Debate en los Comunes, la diputada de la oposición Nancy Astor

interpeló a Churchill en alto y con buen tono:

-"Sr. ministro, si Vuestra Excelencia fuese mi marido, yo pondría veneno en su café".

Churchill, con mucha calma, se quitó los lentes,

y en aquel silencio en el que todos estaban esperando la respuesta exclamó

-"Y si yo fuese su marido, me tomaba ese café".

Supongo que ya hemos hecho la digestión de la moción de censura, una penita -no me digan que no-, dejando de lado los contenidos, si los hubiere y tratando de analizar qué debería ser un debate, sospecho que vamos paso a paso al funeral del parlamentarismo.

Ya no pretendo ver un Parlamento en que se hable leyendo lo menos posible y que los interpelados traten de entender lo dicho y responder. Eso ya no existirá; pero me rebela que los debates parlamentarios sean mítines solapados, intercalados, dirigidos a nosotros, potenciales consumidores de los mismos en YouTube o en cualquier otro paraíso nebuloso. Al final acabamos hartos de los fragmentos más irrelevantes en los que un orador acostumbra a engrillarse con la sintaxis y emitir frases agramaticales, un boxeador sonado da palos de ciego, creyendo dar palos de vidente, que diría Benedetti o los menos representativos que aprovechan sus escasos minutos para hablar de su libro y que su paisanaje se entere de que lo adora cuando hay cámaras.

En democracia, las normas de educación son una conquista de la civilización. Las reglas de urbanidad no son algo anacrónico o elitista; sino, muy al contrario, un elemento imprescindible para las relaciones entre personas y organizaciones en las que se actúa sin que se produzca la más mínima perturbación de la "tranquilidad de ánimo" necesaria para el intercambio de pareceres políticos. Aunque no falten en la historia el caso de los Estuardo, el Reichstag alemán o los girondinos de la revolución francesa.

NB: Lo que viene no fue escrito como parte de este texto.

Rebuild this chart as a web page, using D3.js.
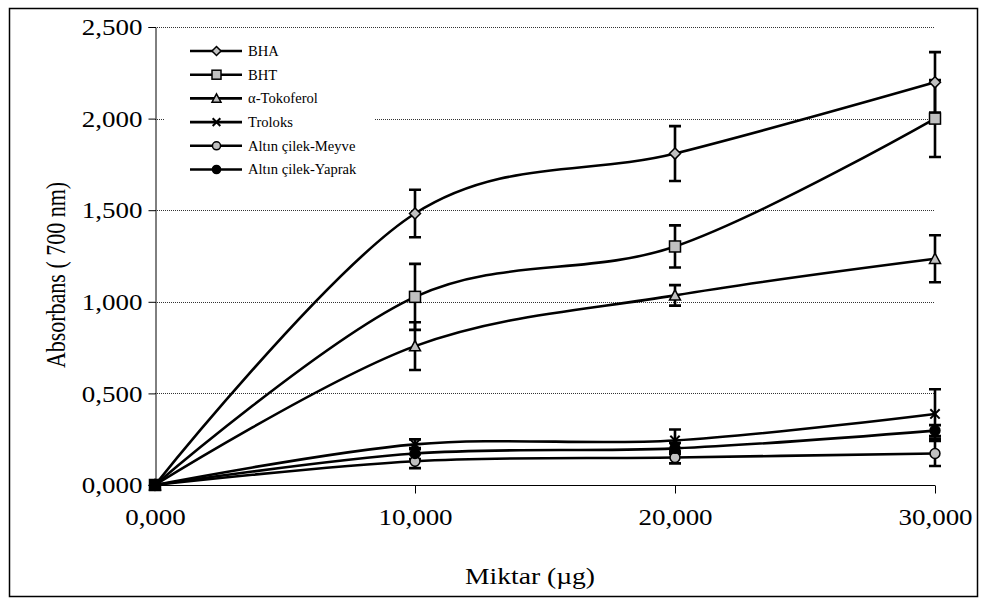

Mas para transpirar respeto no llega con tratarse de señoría, si a continuación aparece el insulto más o menos grueso, se equivocan si creen que les admiramos más si no llegan desahogados de casa, creen que están en fútbol y el de la bancada de enfrente es el árbitro. Las paredes del Capitolio, del Bundestag, de Westminster no escucharán palabras como cobarde, golfo, mentiroso o traidor; como mucho, a un diputado ebrio se le puede decir que sufre una fatiga inusual.

Disfrutamos de algunos gallos de pelea en nuestras Cortes que se sienten aguijoneados por su afición y cuando caminan hacia la tribuna de oradores imaginan estar sorteando las cuerdas del cuadrilátero. Es más, sostengo que, una vez electos, los destinados a la intervención frecuente e iracunda tendrían que hacer unos meses de Erasmus en alguna cámara civilizada, para que al regreso fuesen capaces de hilvanar discursos sin descalificaciones personales, sin argumentos ad hominen que no esconden más que pobreza intelectual y más ansias de lucirse en la arena circense que en el ágora del debate.